The Wall Street Journal’s Joseph Rago brings us this examination of the recent debt fight between the Obama White House and the congressional Republicans with special emphasis on Eric Cantor.
It has become clear that The Obama Fuhrer is pretty much a spoiled brat who never grew up and therefore does not know how to adapt to changing circumstances. All of his life he has had things handed to him on a silver platter. Breezing though on his looks, voice and affirmative action placement, it is clear that he is now the least qualified person in any room he is in. Even when Joe Biden and Barney Frank are there.
These recent conflicts over the size and scope of government spending have made clear to anyone who is watching that the next election will provide a clear choice about the kind of country that we want to be and where we go from here. For the parties represent two radically different world views on the nature of government and the kind of society that we want to have.
These two views are so different that there really is no common ground between them.

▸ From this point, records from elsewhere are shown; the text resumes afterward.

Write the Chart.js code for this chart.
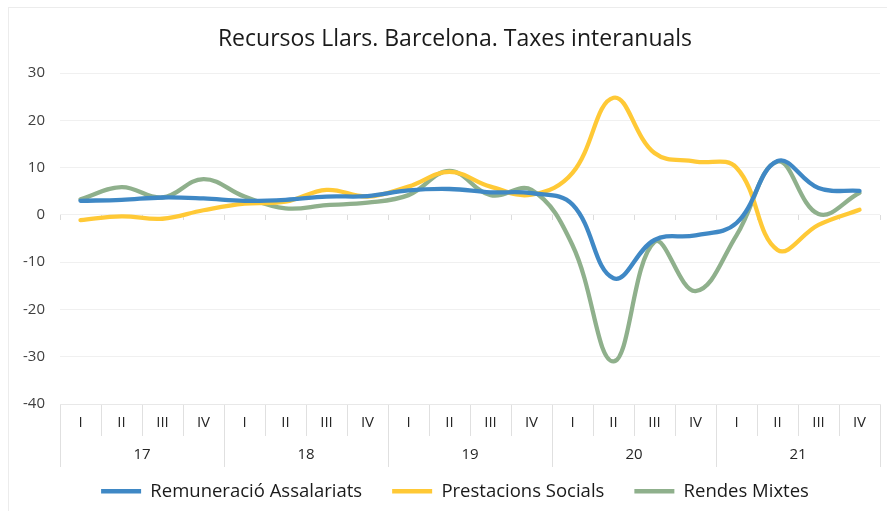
<!DOCTYPE html>
<html>
<head>
<meta charset="utf-8">
<script src="https://cdn.jsdelivr.net/npm/chart.js@4/dist/chart.umd.min.js"></script>
<style>
  html, body { margin: 0; padding: 0; background: #fff; }
  #wrap { position: relative; width: 887px; height: 511px; overflow: hidden; }
  #frame { position: absolute; left: 8px; top: 7px; width: 1000px; height: 1000px; border: 1px solid #ececec; box-sizing: border-box; }
  canvas { position: absolute; left: 0; top: 0; }
</style>
</head>
<body>
<div id="wrap">
  <div id="frame"></div>
  <canvas id="c" width="887" height="511"></canvas>
</div>
<script>
// ---- data ----
const quarters = ['I','II','III','IV','I','II','III','IV','I','II','III','IV','I','II','III','IV','I','II','III','IV'];
const years = ['17','18','19','20','21'];
const remuneracio = [3.0, 3.2, 3.7, 3.5, 3.0, 3.2, 3.9, 4.0, 5.2, 5.5, 4.8, 4.6, 2.2, -13.4, -5.3, -4.3, -1.7, 11.4, 5.7, 5.1];
const prestacions = [-1.1, -0.3, -0.8, 1.0, 2.4, 2.8, 5.3, 3.9, 6.0, 9.1, 6.0, 4.3, 8.9, 24.8, 13.1, 11.3, 10.0, -7.4, -2.1, 1.1];
const rendes = [3.3, 5.9, 3.7, 7.6, 3.9, 1.4, 2.1, 2.6, 4.2, 9.3, 4.2, 5.3, -6.4, -31.0, -5.7, -16.1, -4.3, 11.3, 0.2, 4.7];
const seriesNames = ['Remuneració Assalariats', 'Prestacions Socials', 'Rendes Mixtes'];
const yTicks = { min: -40, max: 30, step: 10 };

const FONT = "'Open Sans', sans-serif";
const colors = ['#3f88c5', '#ffc936', '#8fb08c'];

function ds(label, data, color) {
  return {
    label, data,
    borderColor: color, backgroundColor: color,
    borderWidth: 4.3, tension: 0.4, pointRadius: 0, pointHoverRadius: 0,
    borderCapStyle: 'round', borderJoinStyle: 'round', pointStyle: 'line'
  };
}

// move the legend row up a little (legend padding is also used as row spacing)
const legendShift = {
  id: 'legendShift',
  afterLayout(chart) {
    if (chart.legend) { chart.legend.top -= 15; }
  }
};

new Chart(document.getElementById('c'), {
  type: 'line',
  data: {
    labels: quarters,
    datasets: [
      ds(seriesNames[0], remuneracio, colors[0]),
      ds(seriesNames[1], prestacions, colors[1]),
      ds(seriesNames[2], rendes, colors[2])
    ]
  },
  plugins: [legendShift],
  options: {
    responsive: false,
    animation: false,
    events: [],
    layout: { padding: { left: 8, right: -15, top: 0, bottom: 0 } },
    plugins: {
      title: {
        display: true,
        text: 'Recursos Llars. Barcelona. Taxes interanuals',
        color: '#1a1a1a',
        font: { family: FONT, size: 23, weight: 'normal' },
        padding: { top: 26, bottom: 19.6 }
      },
      legend: {
        position: 'bottom',
        maxHeight: 44,
        labels: {
          usePointStyle: true,
          pointStyle: 'line',
          pointStyleWidth: 40,
          color: '#1a1a1a',
          font: { family: FONT, size: 18.5 },
          padding: 30
        }
      },
      tooltip: { enabled: false }
    },
    scales: {
      y: {
        min: yTicks.min, max: yTicks.max,
        ticks: { stepSize: yTicks.step, color: '#404040', font: { family: FONT, size: 15 }, padding: 15 },
        grid: { color: '#f0f0f0', drawTicks: false },
        border: { display: false },
        afterFit(s) { s.width = 52; }
      },
      yR: {
        type: 'linear',
        position: 'right',
        display: true,
        ticks: { display: false },
        grid: { display: false },
        border: { display: false },
        afterFit(s) { s.width = 22; }
      },
      x: {
        position: 'bottom',
        offset: true,
        ticks: { color: '#262626', font: { family: FONT, size: 15 }, padding: -22, maxRotation: 0, autoSkip: false },
        grid: { offset: true, drawOnChartArea: false, tickLength: 32, color: '#e0e0e0' },
        border: { display: true, color: '#e8e8e8' },
        afterFit(s) { s.height = 32; }
      },
      x2: {
        type: 'category',
        position: 'bottom',
        labels: years,
        offset: true,
        ticks: { color: '#262626', font: { family: FONT, size: 15 }, padding: -21, maxRotation: 0, autoSkip: false },
        grid: { offset: true, drawOnChartArea: false, tickLength: 31, color: '#e0e0e0' },
        border: { display: false },
        afterFit(s) { s.height = 31; }
      },
      x0: {
        type: 'category',
        position: { y: 0 },
        labels: quarters,
        offset: true,
        ticks: { display: false },
        grid: { offset: true, drawOnChartArea: false, tickLength: 5, color: '#dcdcdc' },
        border: { display: false }
      }
    }
  }
});
</script>
</body>
</html>
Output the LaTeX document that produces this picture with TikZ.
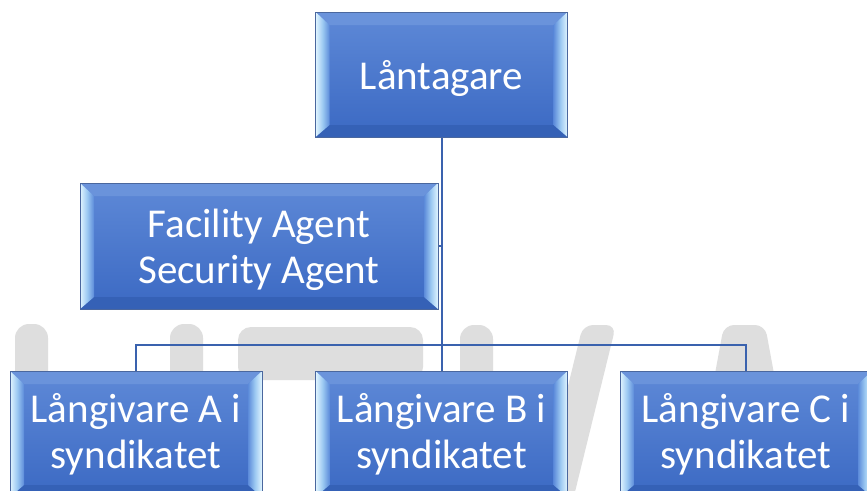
\documentclass[tikz,border=0pt]{standalone}
\usepackage{fontspec}
\setmainfont{Carlito}
\definecolor{facetop}{HTML}{5E89D7}
\definecolor{facebot}{HTML}{3B69C3}
\definecolor{bevtop}{HTML}{6A93DB}
\definecolor{bevbot}{HTML}{3561B6}
\definecolor{bevout}{HTML}{E2F5FF}
\definecolor{bevmid}{HTML}{9DCAF2}
\definecolor{bevin}{HTML}{5C8BDA}
\definecolor{boxedge}{HTML}{4A679E}
\definecolor{conncol}{HTML}{3A62AE}
\definecolor{wmcol}{HTML}{DEDEDE}
\pgfdeclarelayer{bg}
\pgfsetlayers{bg,main}
\tikzset{
  bevelbox/.style={draw=boxedge, line width=0.7pt, inner sep=0pt,
    minimum height=126pt, minimum width=252pt, text=white, align=center,
    font=\fontsize{41}{46}\selectfont, top color=facetop, bottom color=facebot,
    path picture={
      \coordinate (pnw) at (path picture bounding box.north west);
      \coordinate (pne) at (path picture bounding box.north east);
      \coordinate (psw) at (path picture bounding box.south west);
      \coordinate (pse) at (path picture bounding box.south east);
      \coordinate (inw) at ([xshift=14pt,yshift=-13pt]pnw);
      \coordinate (ine) at ([xshift=-14pt,yshift=-13pt]pne);
      \coordinate (isw) at ([xshift=14pt,yshift=12pt]psw);
      \coordinate (ise) at ([xshift=-14pt,yshift=12pt]pse);
      \fill[bevtop] (pnw) -- (pne) -- (ine) -- (inw) -- cycle;
      \fill[bevbot] (psw) -- (pse) -- (ise) -- (isw) -- cycle;
      \shade[left color=bevout, right color=bevin, middle color=bevmid]
        (pnw) -- (inw) -- (isw) -- (psw) -- cycle;
      \shade[left color=bevin, right color=bevout, middle color=bevmid]
        (pne) -- (ine) -- (ise) -- (pse) -- cycle;
    }},
  connline/.style={draw=conncol, line width=2pt},
  wmark/.style={fill=wmcol}
}
\begin{document}
\begin{tikzpicture}[x=1pt, y=-1pt]
\useasboundingbox (0,0) rectangle (867,490);

% boxes
\node[bevelbox, minimum height=125pt, text depth=0pt] (L) at (441.5,74.5) {Låntagare};
\node[bevelbox, minimum width=358pt, text depth=0pt] (F) at (259,246) {Facility Agent\\Security Agent};
\node[bevelbox] (A) at (136,434) {Långivare A i\\syndikatet};
\node[bevelbox] (B) at (441.5,434) {Långivare B i\\syndikatet};
\node[bevelbox] (C) at (746,434) {Långivare C i\\syndikatet};
\coordinate (bus) at (441.5,345);

\begin{pgfonlayer}{bg}
\fill[white] (0,0) rectangle (867,490);
% watermark
\fill[wmark, rounded corners=14pt] (15,500) rectangle (48,324);
\fill[wmark, rounded corners=14pt] (170,500) rectangle (203,324);
\fill[wmark, rounded corners=13pt] (238,327) rectangle (423,380);
\fill[wmark, rounded corners=14pt] (460,420) rectangle (493,325);
\fill[wmark, rounded corners=10pt] (583,325) -- (616,325) -- (573,500) -- (540,500) -- cycle;
\fill[wmark, rounded corners=10pt] (724,325) -- (765,325) -- (777,390) -- (712,390) -- cycle;
% connectors
\draw[connline] (L.south) -- (B.north);
\draw[connline] (A.north) -- (A.north |- bus) -- (C.north |- bus) -- (C.north);
\draw[connline] (F.east) -- (F.east -| L.south);
\end{pgfonlayer}
\end{tikzpicture}
\end{document}
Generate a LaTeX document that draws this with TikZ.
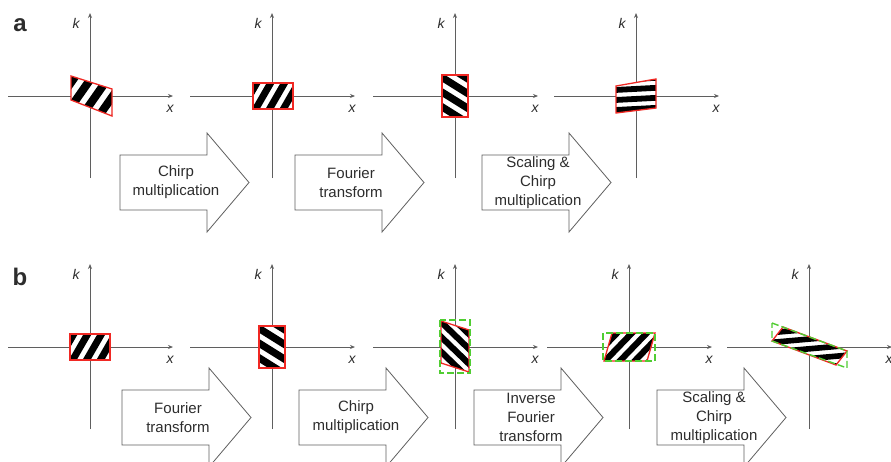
\documentclass[tikz,border=0pt]{standalone}
\usepackage{fontspec}
\setmainfont{Liberation Sans}
\usetikzlibrary{arrows.meta}
\definecolor{axisgray}{RGB}{95,95,95}
\definecolor{redline}{RGB}{240,40,35}
\definecolor{greenline}{RGB}{80,205,50}
\definecolor{txtgray}{RGB}{45,45,45}
\newcommand\stripefill[4]{%
  \begin{scope}[shift={(#1,#2)},rotate=#3]
    \foreach \i in {-9,...,9}{\fill[black] (-100,{\i*#4}) rectangle (100,{\i*#4+0.58*#4});}
  \end{scope}}
\newcommand\stripedshape[5]{%
  \path[fill=white] #1;
  \begin{scope}\clip #1; \stripefill{#2}{#3}{#4}{#5}\end{scope}}
\tikzset{
  axisline/.style={draw=axisgray,line width=0.9pt,-{Stealth[length=5pt,width=4pt]}},
  axlabel/.style={font=\fontsize{14}{14}\selectfont\itshape,text=txtgray,inner sep=0pt},
  arrowline/.style={draw=axisgray,line width=0.8pt,fill=white},
  arrowtext/.style={font=\fontsize{15}{19}\selectfont,text=txtgray,align=center,inner sep=0pt},
  rededge/.style={draw=redline,line width=1.3pt,line join=miter},
  greenedge/.style={draw=greenline,line width=1.4pt,dash pattern=on 7pt off 3pt},
  panel/.style={font=\fontsize{24}{24}\selectfont\bfseries,text=txtgray,inner sep=0pt},
  axes/.pic={
    \draw[axisline] (-82,0) -- (83,0);
    \draw[axisline] (0,82) -- (0,-83);
    \node[axlabel] (-k) at (-14,-73) {k};
    \node[axlabel] (-x) at (80,13) {x};
  },
  blockarrow/.pic={
    \path[arrowline] (0,-27.5) -- (87,-27.5) -- (87,-49.5) -- (129,0) -- (87,49.5) -- (87,27.5) -- (0,27.5) -- cycle;
  }
}
\begin{document}
\begin{tikzpicture}[x=1pt,y=-1pt]
\useasboundingbox (0,0) rectangle (891,461);
\clip (0,0) rectangle (891,461);
\fill[white] (0,0) rectangle (891,461);

% panel labels
\node[panel] (pa) at (20,25) {a};
\node[panel] (pb) at (20,277) {b};

% ---------- row a axes ----------
\pic (A1) at (90,96) {axes};
\pic (A2) at (272,96) {axes};
\pic (A3) at (455,96) {axes};
\pic (A4) at (636,96) {axes};

% ---------- row b axes ----------
\pic (B1) at (90,347) {axes};
\pic (B2) at (272,347) {axes};
\pic (B3) at (455,347) {axes};
\pic (B4) at (629,347) {axes};
\pic (B5) at (809,347) {axes};

% ---------- row a shapes ----------
\stripedshape{(71,76) -- (112,89) -- (112,116) -- (71,100) -- cycle}{91.5}{95}{55}{14}
\draw[rededge] (71,76) -- (112,89) -- (112,116) -- (71,100) -- cycle;

\stripedshape{(253,83) -- (293,83) -- (293,109) -- (253,109) -- cycle}{273}{96}{60}{12}
\draw[rededge] (253,83) rectangle (293,109);

\stripedshape{(442,75) -- (468,75) -- (468,117) -- (442,117) -- cycle}{455}{96}{-32}{12.5}
\draw[rededge] (442,75) rectangle (468,117);

\stripedshape{(616,86) -- (656,79) -- (656,108) -- (616,113) -- cycle}{636}{96}{3}{10}
\draw[rededge] (616,86) -- (656,79) -- (656,108) -- (616,113) -- cycle;

% ---------- row b shapes ----------
\stripedshape{(70,334) -- (110,334) -- (110,360) -- (70,360) -- cycle}{90}{347}{60}{12}
\draw[rededge] (70,334) rectangle (110,360);

\stripedshape{(259,326) -- (285,326) -- (285,368) -- (259,368) -- cycle}{272}{347}{-32}{12.5}
\draw[rededge] (259,326) rectangle (285,368);

\stripedshape{(441,321) -- (469,330) -- (469,372) -- (441,363) -- cycle}{455}{346}{-44}{10.7}
\draw[rededge] (441,321) -- (469,330) -- (469,372) -- (441,363) -- cycle;
\draw[greenedge] (440,320) rectangle (470,373);

\stripedshape{(612,333) -- (655,333) -- (647,361) -- (604,361) -- cycle}{629}{347}{46}{10.7}
\draw[rededge] (612,333) -- (655,333) -- (647,361) -- (604,361) -- cycle;
\draw[greenedge] (603,333) rectangle (655,361);

\stripedshape{(772,341) -- (783,327) -- (847,351) -- (836,365) -- cycle}{809}{346}{5}{9.7}
\draw[rededge] (772,341) -- (783,327) -- (847,351) -- (836,365) -- cycle;
\draw[greenedge] (772,323) -- (847,351) -- (847,368) -- (772,341) -- cycle;

% ---------- row a block arrows ----------
\pic (RA1) at (120,182.5) {blockarrow};
\node[arrowtext] (TA1) at (176,182.5) {Chirp\\multiplication};
\pic (RA2) at (295,182.5) {blockarrow};
\node[arrowtext] (TA2) at (351,182.5) {Fourier\\transform};
\pic (RA3) at (482,182.5) {blockarrow};
\node[arrowtext] (TA3) at (538,182.5) {Scaling \&\\Chirp\\multiplication};

% ---------- row b block arrows ----------
\pic (RB1) at (122,417.5) {blockarrow};
\node[arrowtext] (TB1) at (178,417.5) {Fourier\\transform};
\pic (RB2) at (299,417.5) {blockarrow};
\node[arrowtext] (TB2) at (356,417.5) {Chirp\\multiplication};
\pic (RB3) at (474,417.5) {blockarrow};
\node[arrowtext] (TB3) at (531,417.5) {Inverse\\Fourier\\transform};
\pic (RB4) at (657,417.5) {blockarrow};
\node[arrowtext] (TB4) at (714,417.5) {Scaling \&\\Chirp\\multiplication};
\end{tikzpicture}
\end{document}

And that is the cause of the recent battle over the debt. You can either have big government and European style welfare states or you can have America; but you can’t have both.
The “philosophical starting point” of today’s Democrats, as Mr. Cantor sees it, is that they “believe in a welfare state before they believe in capitalism. They promote economic programs of redistribution to close the gap of the disparity between the classes. That’s what they’re about: redistributive politics.” The Virginian’s contempt is obvious in his Tidewater drawl. “The assumption . . . is that there is some kind of perpetual engine of economic prosperity in America that is going to just continue. And therefore they are able to take from those who create and give to those who don’t. We just have a fundamentally different view.”